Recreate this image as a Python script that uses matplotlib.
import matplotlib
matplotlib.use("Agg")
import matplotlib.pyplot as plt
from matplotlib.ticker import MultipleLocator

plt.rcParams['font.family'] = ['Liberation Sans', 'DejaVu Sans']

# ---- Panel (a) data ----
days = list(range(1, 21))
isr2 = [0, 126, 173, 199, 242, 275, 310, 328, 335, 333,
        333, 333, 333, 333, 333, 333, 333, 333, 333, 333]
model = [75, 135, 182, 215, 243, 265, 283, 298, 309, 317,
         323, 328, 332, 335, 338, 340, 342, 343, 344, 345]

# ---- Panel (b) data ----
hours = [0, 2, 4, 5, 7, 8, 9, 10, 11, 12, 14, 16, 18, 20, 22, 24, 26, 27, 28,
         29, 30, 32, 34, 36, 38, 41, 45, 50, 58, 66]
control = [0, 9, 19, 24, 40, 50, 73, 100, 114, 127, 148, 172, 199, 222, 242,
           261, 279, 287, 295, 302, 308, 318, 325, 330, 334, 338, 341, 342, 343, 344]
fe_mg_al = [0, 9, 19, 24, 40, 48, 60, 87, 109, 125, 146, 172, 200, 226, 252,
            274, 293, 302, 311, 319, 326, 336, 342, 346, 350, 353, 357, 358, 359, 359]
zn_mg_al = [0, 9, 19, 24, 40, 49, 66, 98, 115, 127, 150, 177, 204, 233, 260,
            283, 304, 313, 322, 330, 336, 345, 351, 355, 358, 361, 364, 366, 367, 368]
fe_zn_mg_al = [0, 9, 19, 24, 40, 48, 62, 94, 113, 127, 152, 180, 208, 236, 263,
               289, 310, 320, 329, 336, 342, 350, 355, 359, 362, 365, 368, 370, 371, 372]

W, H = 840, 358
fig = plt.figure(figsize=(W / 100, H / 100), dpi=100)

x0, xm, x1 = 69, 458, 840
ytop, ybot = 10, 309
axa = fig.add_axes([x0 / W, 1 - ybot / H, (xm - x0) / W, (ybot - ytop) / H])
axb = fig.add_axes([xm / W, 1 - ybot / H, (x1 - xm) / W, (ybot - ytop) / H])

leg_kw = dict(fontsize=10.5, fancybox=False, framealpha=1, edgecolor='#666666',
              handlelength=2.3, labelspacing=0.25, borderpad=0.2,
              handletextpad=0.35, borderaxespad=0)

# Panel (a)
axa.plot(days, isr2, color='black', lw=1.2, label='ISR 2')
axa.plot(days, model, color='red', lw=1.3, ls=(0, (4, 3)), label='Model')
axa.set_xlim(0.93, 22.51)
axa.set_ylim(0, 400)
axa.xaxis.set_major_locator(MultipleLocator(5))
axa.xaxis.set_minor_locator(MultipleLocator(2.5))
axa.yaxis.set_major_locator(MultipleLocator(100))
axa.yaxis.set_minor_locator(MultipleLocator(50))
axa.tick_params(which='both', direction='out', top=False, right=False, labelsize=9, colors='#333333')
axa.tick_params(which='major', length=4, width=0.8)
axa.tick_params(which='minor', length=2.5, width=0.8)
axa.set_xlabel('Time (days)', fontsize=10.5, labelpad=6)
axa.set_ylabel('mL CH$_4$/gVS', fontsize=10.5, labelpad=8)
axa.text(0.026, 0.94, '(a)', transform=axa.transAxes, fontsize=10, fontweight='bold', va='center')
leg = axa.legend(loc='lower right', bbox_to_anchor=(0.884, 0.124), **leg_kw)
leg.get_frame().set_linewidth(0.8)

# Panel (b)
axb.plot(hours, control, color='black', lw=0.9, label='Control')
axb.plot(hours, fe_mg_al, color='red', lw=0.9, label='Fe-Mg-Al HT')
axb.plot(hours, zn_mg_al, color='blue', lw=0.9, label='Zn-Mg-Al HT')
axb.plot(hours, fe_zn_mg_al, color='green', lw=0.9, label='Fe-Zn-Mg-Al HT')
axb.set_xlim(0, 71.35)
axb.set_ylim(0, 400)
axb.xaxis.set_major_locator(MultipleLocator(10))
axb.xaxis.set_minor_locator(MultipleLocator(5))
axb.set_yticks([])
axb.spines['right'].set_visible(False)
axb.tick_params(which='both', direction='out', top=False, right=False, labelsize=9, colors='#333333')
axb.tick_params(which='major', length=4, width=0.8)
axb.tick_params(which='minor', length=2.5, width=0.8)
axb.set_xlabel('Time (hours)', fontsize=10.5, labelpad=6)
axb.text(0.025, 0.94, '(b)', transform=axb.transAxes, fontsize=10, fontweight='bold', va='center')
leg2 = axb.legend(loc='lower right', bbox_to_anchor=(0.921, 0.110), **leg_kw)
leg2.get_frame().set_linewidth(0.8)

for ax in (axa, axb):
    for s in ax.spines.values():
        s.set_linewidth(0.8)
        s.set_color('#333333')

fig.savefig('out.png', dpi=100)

───

Exercise details >> Only the lines from the beginning of the material to the line containing "plt.rcParams['font.family'] = ['Liberation" should be echoed, verbatim and in full.

Completed exercise >>
Recreate this image as a Python script that uses matplotlib.
import matplotlib
matplotlib.use("Agg")
import matplotlib.pyplot as plt
from matplotlib.ticker import MultipleLocator

plt.rcParams['font.family'] = ['Liberation Sans', 'DejaVu Sans']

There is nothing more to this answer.